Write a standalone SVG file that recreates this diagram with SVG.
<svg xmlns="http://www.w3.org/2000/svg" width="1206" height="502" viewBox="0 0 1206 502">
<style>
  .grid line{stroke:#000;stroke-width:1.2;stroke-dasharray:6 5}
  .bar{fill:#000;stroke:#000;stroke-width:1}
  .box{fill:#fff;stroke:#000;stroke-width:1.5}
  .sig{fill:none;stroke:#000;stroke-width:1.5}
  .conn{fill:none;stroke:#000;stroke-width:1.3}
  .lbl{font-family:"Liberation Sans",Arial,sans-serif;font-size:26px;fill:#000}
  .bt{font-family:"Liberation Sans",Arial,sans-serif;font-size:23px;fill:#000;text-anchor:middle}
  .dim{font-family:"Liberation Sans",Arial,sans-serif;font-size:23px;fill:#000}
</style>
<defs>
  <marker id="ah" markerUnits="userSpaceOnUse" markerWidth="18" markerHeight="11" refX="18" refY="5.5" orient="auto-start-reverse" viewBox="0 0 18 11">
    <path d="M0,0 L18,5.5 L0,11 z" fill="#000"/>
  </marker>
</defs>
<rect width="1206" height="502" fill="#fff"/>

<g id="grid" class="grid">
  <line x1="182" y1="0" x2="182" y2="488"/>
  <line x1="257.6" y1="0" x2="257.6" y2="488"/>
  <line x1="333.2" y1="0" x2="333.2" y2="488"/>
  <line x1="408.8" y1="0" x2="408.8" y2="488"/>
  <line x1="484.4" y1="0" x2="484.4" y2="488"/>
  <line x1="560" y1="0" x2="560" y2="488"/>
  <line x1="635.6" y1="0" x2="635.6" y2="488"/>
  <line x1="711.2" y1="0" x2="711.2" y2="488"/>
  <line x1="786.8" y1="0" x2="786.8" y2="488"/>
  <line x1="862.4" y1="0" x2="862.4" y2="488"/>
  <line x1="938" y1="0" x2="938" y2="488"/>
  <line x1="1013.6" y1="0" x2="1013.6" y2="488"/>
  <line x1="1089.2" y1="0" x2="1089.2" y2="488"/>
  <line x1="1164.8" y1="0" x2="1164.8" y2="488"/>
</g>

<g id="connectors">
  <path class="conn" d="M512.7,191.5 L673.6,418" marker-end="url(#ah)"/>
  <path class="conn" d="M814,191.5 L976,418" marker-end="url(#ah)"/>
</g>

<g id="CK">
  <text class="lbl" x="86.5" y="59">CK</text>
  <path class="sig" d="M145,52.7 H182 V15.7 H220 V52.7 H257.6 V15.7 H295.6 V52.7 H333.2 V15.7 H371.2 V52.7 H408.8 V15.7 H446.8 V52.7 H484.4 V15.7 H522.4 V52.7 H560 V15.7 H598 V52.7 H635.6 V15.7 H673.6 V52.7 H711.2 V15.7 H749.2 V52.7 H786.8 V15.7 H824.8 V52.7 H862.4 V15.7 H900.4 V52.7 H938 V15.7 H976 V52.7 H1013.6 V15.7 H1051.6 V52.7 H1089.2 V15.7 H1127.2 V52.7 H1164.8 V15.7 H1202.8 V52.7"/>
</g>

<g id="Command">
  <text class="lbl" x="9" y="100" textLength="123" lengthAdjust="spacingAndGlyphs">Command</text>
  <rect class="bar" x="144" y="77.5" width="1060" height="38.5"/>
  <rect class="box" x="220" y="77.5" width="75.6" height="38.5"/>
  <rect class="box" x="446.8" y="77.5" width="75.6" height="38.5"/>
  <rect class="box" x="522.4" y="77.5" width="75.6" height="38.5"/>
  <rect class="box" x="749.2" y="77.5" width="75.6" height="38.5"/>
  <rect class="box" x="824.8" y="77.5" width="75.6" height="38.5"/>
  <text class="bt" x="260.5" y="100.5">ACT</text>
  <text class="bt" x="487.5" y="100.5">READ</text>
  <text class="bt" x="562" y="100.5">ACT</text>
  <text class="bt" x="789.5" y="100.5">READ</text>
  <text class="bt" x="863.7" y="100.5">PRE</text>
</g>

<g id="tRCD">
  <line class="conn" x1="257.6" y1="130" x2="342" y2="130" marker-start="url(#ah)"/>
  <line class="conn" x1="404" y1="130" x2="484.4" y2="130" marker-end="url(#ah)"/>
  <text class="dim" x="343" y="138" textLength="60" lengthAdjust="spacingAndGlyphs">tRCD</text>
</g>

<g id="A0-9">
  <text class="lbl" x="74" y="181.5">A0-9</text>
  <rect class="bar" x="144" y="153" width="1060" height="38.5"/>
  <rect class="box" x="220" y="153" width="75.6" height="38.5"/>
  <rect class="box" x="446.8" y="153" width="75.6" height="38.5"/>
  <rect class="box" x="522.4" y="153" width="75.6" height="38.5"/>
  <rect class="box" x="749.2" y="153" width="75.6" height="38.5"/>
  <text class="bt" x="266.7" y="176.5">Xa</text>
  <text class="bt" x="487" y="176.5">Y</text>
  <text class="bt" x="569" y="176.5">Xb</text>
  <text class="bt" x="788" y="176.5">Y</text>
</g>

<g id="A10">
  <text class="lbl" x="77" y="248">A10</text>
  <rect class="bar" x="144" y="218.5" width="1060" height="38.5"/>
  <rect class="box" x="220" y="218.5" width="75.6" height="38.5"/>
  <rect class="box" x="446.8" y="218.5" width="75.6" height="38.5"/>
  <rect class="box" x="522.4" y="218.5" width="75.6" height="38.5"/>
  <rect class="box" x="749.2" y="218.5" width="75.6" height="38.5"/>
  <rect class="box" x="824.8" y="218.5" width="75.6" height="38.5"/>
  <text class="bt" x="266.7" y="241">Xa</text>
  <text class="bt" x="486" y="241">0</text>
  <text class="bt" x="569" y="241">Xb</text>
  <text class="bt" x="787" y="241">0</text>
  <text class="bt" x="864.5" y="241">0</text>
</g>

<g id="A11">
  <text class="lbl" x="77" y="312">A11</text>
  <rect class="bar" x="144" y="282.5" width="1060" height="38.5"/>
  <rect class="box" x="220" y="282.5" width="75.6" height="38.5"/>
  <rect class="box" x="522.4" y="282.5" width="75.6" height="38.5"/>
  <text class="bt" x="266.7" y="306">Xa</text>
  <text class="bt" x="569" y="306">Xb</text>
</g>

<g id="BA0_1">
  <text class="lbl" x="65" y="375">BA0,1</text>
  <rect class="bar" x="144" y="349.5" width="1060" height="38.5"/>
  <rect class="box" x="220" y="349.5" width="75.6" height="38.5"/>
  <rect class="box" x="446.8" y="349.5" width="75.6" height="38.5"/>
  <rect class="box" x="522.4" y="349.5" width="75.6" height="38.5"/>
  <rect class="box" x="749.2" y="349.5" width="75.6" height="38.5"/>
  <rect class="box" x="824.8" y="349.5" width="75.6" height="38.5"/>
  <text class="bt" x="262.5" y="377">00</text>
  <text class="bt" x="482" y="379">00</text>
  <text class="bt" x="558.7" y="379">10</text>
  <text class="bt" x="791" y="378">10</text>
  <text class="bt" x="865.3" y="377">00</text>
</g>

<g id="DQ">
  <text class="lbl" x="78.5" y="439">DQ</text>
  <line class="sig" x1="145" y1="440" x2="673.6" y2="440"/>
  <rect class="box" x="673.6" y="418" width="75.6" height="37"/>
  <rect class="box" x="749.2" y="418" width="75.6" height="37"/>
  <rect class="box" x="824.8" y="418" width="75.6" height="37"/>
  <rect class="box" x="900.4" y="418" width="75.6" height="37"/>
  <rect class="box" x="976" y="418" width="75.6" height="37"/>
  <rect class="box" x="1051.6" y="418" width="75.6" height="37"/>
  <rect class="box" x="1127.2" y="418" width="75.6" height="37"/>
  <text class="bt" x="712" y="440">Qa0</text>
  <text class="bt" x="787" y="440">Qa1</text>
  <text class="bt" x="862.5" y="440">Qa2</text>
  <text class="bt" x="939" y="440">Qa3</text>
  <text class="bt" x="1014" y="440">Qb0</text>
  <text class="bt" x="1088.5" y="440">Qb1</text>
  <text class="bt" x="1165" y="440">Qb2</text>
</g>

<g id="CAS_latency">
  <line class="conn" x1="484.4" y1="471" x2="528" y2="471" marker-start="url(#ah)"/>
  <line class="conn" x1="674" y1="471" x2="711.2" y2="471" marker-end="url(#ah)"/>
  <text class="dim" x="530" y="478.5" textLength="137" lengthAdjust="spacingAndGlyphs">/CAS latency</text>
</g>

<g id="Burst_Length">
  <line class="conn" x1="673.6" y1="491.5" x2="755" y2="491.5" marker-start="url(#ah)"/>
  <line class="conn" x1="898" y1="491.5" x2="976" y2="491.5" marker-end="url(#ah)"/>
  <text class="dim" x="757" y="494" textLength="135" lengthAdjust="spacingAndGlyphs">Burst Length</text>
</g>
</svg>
┄┄┄┄┄┄
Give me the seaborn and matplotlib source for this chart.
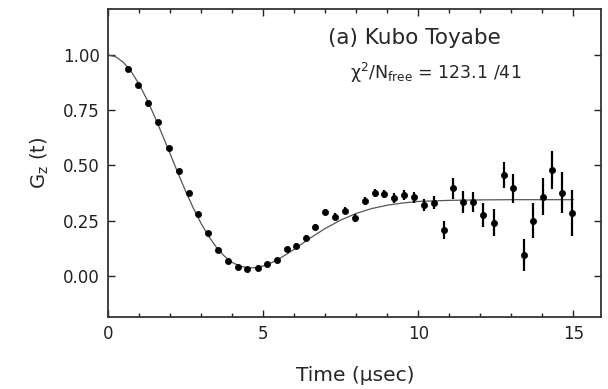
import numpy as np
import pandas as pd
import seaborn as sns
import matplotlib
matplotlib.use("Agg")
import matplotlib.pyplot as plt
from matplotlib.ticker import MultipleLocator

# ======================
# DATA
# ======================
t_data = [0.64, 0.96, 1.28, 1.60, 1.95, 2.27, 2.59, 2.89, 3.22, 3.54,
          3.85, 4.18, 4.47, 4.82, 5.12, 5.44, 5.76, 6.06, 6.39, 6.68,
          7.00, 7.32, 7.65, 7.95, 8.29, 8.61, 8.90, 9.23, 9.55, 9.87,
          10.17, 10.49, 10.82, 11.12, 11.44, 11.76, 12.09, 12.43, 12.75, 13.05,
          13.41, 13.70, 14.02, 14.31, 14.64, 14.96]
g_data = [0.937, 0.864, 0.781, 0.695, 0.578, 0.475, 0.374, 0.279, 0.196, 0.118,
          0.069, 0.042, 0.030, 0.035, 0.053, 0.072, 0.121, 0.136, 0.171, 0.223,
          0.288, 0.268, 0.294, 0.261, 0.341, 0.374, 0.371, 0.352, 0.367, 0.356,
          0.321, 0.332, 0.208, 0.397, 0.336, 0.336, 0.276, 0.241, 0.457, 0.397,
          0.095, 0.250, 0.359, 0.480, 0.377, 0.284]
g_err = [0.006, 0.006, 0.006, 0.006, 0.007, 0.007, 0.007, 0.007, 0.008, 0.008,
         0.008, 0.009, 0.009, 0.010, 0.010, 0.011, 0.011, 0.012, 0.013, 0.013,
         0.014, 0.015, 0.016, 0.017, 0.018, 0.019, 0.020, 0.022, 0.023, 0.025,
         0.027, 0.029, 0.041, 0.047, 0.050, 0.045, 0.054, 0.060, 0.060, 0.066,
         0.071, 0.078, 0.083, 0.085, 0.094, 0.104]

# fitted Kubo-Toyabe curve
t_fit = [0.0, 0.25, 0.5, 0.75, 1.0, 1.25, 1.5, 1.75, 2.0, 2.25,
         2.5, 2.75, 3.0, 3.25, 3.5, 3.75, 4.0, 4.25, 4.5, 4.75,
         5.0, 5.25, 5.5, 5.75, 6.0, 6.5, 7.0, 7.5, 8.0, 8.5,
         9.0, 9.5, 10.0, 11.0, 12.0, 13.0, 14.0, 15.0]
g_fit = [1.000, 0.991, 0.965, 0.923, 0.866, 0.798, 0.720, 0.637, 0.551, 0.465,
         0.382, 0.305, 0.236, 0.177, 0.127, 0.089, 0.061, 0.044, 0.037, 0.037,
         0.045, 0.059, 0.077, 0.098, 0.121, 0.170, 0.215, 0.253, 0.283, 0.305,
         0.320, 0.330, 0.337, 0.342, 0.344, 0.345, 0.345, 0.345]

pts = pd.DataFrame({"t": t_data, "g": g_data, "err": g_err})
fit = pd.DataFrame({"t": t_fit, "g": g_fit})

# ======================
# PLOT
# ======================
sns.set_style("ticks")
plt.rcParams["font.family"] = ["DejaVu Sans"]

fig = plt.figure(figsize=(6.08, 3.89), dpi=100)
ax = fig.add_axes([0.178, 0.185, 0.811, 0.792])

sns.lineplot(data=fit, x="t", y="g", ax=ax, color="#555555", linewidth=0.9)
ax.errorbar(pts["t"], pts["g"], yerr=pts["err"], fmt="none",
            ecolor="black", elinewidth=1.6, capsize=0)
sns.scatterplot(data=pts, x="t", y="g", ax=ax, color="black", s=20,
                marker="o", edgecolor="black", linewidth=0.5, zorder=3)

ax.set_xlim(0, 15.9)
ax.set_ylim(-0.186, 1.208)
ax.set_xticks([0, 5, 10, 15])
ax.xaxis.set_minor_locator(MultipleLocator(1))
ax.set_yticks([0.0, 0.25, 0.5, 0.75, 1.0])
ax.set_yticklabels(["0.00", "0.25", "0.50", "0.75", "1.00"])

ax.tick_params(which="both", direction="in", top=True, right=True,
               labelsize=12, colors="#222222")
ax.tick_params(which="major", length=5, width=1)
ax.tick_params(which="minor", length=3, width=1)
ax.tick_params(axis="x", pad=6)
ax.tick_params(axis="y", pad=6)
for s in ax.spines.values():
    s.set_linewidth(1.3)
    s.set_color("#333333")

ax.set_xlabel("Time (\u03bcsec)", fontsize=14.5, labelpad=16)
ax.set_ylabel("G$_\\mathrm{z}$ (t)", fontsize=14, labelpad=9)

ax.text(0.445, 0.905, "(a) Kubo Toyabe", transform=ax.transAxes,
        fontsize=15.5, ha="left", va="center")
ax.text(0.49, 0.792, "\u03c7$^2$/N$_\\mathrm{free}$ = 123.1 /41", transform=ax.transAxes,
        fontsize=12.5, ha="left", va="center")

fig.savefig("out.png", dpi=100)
┄┄┄┄┄┄
* _Exercise objective_
Reproduce the entries exactly, from the line with "Give me the" to the line with "from matplotlib.ticker import MultipleLocator", both lines included, keeping no pictures.

* _Result of the task_
Give me the seaborn and matplotlib source for this chart.
import numpy as np
import pandas as pd
import seaborn as sns
import matplotlib
matplotlib.use("Agg")
import matplotlib.pyplot as plt
from matplotlib.ticker import MultipleLocator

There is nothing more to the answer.